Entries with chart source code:
┄┄┄┄┄┄┄┄┄┄┄┄┄┄┄┄┄┄┄┄

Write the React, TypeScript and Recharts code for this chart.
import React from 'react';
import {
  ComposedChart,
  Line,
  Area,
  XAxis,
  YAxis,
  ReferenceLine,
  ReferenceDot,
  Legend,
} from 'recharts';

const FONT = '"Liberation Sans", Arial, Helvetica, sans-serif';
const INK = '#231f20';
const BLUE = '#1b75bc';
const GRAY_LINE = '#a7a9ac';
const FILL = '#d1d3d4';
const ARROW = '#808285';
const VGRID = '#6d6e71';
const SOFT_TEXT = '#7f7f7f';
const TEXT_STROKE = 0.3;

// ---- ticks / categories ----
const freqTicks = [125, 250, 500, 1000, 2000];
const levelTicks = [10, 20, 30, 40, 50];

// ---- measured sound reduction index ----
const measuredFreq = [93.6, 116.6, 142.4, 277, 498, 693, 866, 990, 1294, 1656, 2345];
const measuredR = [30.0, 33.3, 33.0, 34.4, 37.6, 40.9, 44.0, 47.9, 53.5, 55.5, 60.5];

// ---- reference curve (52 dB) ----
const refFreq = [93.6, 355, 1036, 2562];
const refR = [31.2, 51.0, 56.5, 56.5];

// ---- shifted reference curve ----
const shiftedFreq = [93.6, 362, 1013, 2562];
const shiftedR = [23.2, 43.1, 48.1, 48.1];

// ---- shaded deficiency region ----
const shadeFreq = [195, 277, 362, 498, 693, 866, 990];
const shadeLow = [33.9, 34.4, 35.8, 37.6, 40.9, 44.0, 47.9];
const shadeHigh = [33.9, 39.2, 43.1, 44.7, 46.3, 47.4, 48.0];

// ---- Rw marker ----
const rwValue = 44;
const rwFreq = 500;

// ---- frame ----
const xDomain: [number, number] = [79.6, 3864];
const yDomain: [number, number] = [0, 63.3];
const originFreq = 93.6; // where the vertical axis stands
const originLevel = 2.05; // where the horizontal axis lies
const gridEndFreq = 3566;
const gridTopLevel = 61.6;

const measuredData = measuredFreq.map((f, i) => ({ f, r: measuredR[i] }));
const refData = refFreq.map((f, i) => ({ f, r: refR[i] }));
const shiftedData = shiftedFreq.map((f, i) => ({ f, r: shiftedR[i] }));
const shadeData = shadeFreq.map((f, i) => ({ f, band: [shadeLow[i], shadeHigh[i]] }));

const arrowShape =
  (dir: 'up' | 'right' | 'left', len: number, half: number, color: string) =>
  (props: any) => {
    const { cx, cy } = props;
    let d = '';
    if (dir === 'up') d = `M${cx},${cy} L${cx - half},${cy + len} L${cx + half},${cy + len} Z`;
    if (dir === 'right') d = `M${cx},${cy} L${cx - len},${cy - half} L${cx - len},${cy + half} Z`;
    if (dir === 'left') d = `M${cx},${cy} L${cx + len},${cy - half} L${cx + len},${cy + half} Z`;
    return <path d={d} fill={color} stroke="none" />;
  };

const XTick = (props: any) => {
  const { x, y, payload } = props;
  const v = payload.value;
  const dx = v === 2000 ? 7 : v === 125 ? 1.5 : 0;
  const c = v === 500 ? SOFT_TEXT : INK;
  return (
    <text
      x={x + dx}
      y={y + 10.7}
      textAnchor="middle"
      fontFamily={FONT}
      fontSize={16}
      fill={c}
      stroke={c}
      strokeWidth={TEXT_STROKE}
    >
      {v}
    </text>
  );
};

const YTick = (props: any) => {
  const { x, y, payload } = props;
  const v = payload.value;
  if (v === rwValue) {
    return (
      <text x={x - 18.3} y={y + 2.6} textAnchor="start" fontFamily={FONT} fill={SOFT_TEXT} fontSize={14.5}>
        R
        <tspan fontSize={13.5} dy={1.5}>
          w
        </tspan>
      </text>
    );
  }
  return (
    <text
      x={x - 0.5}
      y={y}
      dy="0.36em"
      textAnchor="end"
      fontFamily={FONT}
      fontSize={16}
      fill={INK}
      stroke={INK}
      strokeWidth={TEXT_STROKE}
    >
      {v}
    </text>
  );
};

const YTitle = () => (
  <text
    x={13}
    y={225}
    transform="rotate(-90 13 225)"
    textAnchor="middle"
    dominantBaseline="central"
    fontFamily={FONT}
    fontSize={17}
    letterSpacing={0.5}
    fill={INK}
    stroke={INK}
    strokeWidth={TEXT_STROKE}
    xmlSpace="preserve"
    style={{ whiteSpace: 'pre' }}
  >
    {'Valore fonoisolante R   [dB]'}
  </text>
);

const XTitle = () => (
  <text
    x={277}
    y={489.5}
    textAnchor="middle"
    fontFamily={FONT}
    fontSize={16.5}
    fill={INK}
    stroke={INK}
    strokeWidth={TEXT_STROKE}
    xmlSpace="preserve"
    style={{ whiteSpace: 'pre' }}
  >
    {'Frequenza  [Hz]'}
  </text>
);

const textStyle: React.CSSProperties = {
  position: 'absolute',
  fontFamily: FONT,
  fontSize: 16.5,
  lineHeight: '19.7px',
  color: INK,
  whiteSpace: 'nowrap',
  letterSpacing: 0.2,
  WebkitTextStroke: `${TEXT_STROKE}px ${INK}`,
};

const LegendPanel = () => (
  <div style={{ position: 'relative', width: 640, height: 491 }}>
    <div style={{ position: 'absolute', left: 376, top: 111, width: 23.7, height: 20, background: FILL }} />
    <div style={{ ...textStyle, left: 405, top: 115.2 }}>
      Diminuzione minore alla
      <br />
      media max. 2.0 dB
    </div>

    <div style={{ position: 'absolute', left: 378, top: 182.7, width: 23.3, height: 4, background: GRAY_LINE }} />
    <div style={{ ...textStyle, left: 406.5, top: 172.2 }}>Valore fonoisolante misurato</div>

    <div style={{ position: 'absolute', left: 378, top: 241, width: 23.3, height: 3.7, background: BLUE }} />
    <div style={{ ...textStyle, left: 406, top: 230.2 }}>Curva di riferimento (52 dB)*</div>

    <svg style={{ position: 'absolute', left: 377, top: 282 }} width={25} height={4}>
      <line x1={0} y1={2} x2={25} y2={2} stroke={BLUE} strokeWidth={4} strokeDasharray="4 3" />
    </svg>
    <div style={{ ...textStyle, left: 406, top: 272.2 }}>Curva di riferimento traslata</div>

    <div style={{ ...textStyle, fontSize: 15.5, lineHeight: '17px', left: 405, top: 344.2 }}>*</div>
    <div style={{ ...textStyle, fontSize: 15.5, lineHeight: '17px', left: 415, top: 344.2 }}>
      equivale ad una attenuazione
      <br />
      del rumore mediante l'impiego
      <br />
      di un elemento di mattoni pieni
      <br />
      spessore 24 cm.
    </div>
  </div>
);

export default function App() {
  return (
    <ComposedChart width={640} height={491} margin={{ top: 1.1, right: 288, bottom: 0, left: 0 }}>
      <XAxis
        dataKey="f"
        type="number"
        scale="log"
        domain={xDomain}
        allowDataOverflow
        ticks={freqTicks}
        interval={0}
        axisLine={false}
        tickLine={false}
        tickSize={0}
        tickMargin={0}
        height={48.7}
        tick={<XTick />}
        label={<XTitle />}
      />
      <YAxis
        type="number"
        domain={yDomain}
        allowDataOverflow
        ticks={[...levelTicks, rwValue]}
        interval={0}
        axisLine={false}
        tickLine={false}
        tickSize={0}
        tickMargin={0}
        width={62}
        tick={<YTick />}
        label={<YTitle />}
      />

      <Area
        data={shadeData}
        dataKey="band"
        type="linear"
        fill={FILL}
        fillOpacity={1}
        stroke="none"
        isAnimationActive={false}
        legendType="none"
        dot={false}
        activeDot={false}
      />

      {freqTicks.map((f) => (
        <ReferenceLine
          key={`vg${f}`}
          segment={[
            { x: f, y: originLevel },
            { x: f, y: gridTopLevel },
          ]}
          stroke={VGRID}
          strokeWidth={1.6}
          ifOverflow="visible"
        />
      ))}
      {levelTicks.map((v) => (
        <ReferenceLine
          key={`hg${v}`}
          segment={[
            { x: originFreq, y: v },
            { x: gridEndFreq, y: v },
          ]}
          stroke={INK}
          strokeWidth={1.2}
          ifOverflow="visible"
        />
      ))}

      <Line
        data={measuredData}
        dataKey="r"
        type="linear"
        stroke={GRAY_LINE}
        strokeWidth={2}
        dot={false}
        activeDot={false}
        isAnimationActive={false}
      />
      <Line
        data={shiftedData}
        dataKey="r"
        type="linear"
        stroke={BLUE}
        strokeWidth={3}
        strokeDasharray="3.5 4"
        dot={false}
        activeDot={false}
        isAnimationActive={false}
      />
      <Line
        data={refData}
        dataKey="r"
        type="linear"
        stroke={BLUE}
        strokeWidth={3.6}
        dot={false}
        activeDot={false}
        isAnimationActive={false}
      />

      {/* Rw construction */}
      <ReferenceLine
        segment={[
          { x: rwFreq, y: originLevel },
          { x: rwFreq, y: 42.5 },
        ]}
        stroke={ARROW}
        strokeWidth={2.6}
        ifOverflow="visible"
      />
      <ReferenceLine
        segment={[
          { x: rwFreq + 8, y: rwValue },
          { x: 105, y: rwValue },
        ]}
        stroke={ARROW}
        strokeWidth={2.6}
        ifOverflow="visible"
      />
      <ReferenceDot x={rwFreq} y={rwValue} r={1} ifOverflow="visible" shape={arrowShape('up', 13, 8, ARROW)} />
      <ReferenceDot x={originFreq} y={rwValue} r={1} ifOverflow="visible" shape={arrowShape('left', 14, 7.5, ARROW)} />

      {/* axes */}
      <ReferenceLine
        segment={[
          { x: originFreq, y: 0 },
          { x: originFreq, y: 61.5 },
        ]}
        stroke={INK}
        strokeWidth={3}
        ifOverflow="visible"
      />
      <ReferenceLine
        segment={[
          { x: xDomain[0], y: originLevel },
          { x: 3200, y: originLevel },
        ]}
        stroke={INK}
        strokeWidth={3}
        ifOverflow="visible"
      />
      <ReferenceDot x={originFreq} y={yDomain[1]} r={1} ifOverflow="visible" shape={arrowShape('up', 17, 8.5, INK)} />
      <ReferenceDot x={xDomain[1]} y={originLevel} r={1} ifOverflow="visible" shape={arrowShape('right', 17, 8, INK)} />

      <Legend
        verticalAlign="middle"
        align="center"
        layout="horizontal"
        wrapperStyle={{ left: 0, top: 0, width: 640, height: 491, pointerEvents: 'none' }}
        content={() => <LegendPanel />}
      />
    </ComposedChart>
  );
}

┄┄┄┄┄┄┄┄┄┄┄┄┄┄┄┄┄┄┄┄

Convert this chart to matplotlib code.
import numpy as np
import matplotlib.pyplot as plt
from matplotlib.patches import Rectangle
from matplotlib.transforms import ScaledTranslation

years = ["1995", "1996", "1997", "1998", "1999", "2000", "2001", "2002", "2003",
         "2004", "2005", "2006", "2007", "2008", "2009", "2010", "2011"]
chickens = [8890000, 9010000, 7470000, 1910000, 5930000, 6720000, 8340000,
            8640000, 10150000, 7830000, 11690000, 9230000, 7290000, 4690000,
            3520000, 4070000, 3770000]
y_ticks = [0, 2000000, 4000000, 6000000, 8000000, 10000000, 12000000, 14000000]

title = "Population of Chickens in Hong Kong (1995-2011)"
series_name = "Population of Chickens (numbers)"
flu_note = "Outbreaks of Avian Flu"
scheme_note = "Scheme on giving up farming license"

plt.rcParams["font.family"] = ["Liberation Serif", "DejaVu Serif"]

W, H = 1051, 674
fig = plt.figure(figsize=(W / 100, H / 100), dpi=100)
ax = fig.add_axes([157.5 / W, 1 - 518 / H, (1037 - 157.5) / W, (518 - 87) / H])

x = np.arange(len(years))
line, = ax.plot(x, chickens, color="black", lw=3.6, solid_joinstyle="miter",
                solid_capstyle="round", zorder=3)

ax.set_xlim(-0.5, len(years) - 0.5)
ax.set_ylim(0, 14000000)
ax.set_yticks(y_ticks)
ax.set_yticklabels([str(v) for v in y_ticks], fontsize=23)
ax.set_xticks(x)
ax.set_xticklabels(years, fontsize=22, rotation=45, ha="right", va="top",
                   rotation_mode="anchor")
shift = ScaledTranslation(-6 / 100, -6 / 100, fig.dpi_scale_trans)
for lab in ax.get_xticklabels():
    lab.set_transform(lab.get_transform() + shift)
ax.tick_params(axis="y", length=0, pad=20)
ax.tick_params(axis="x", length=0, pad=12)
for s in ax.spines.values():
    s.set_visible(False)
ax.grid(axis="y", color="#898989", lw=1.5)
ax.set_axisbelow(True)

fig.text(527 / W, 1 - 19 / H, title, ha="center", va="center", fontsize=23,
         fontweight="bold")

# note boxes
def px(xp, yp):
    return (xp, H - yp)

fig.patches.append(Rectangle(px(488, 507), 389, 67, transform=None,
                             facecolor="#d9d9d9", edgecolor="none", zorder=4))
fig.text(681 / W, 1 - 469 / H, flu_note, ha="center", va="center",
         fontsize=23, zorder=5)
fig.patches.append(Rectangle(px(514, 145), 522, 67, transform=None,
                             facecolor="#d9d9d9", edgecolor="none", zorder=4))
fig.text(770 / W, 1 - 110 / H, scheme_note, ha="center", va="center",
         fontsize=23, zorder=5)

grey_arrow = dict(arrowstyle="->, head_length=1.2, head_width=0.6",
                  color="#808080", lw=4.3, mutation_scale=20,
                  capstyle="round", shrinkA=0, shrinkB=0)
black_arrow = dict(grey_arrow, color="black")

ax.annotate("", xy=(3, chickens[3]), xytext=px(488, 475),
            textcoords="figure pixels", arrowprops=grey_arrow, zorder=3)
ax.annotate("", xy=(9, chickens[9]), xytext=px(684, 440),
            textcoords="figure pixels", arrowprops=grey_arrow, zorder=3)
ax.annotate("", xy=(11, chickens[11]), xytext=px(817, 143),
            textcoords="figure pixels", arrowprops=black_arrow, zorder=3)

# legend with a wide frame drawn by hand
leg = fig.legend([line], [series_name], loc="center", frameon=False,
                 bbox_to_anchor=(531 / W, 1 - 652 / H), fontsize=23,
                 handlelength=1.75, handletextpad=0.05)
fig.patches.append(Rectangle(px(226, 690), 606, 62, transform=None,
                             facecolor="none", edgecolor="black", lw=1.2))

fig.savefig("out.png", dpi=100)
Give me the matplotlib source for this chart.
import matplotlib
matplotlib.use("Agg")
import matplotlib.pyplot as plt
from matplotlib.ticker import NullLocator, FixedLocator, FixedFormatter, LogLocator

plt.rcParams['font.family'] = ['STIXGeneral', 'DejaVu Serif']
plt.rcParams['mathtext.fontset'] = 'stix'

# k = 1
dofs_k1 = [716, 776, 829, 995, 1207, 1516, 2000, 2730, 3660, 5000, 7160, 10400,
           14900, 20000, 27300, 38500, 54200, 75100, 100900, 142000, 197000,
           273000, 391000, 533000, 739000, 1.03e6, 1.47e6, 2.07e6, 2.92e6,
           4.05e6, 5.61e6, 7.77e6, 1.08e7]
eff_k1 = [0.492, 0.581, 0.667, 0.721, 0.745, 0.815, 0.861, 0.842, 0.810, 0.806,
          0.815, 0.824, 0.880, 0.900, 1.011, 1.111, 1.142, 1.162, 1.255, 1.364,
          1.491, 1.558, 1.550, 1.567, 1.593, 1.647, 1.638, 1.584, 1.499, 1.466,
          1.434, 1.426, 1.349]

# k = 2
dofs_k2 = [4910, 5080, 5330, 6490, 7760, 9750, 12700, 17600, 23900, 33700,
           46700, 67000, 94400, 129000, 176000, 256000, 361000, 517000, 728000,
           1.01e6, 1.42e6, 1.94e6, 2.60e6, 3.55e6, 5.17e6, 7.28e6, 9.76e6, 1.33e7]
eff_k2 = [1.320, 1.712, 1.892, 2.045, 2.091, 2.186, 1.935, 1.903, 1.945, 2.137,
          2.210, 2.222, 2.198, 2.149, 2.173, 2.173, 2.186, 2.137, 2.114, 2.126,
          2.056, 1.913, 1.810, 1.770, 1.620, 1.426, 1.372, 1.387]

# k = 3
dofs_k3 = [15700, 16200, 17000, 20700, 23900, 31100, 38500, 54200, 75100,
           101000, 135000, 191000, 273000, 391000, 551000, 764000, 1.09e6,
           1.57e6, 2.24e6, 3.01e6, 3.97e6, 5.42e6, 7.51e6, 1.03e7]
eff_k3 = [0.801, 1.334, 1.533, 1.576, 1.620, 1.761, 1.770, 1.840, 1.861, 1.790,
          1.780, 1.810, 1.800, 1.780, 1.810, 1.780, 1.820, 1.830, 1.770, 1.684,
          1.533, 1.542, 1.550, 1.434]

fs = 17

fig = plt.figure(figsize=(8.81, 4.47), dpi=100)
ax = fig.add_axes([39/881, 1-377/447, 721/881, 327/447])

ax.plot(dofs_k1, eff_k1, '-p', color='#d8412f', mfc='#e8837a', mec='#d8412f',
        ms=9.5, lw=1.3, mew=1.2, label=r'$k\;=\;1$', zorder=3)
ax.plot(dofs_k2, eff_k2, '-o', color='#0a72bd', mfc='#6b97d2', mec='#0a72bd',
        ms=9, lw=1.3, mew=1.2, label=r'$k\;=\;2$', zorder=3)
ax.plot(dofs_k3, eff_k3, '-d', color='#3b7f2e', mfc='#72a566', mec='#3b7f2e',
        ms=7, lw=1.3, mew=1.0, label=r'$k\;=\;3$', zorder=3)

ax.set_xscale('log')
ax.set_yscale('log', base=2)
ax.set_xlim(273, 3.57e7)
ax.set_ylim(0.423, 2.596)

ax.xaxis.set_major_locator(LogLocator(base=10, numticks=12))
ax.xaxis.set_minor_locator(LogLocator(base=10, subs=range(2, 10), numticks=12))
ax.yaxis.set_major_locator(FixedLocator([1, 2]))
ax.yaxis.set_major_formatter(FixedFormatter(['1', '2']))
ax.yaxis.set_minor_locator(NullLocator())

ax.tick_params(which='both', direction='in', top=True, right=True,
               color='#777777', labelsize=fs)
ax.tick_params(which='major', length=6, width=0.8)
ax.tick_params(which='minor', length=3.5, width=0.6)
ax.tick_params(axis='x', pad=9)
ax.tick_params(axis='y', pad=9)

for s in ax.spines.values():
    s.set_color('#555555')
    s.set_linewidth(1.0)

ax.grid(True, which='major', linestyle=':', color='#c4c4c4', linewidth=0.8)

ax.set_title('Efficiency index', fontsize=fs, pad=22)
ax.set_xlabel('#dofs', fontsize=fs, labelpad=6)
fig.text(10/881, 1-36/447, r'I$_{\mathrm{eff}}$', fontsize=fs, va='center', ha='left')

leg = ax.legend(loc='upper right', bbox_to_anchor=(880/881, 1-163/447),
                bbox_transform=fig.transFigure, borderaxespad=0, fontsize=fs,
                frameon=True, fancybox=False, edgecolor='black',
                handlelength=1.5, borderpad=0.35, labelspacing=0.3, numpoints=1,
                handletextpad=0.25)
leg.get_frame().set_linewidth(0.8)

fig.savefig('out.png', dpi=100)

┄┄┄┄┄┄┄┄┄┄┄┄┄┄┄┄┄┄┄┄

Required task:
Give again the lines from the one with "Write the React, TypeScript" to the one with "const levelTicks = [10, 20, 30, 40, 50];", both lines included, exactly and with no other line.

Full response:
Write the React, TypeScript and Recharts code for this chart.
import React from 'react';
import {
  ComposedChart,
  Line,
  Area,
  XAxis,
  YAxis,
  ReferenceLine,
  ReferenceDot,
  Legend,
} from 'recharts';

const FONT = '"Liberation Sans", Arial, Helvetica, sans-serif';
const INK = '#231f20';
const BLUE = '#1b75bc';
const GRAY_LINE = '#a7a9ac';
const FILL = '#d1d3d4';
const ARROW = '#808285';
const VGRID = '#6d6e71';
const SOFT_TEXT = '#7f7f7f';
const TEXT_STROKE = 0.3;

// ---- ticks / categories ----
const freqTicks = [125, 250, 500, 1000, 2000];
const levelTicks = [10, 20, 30, 40, 50];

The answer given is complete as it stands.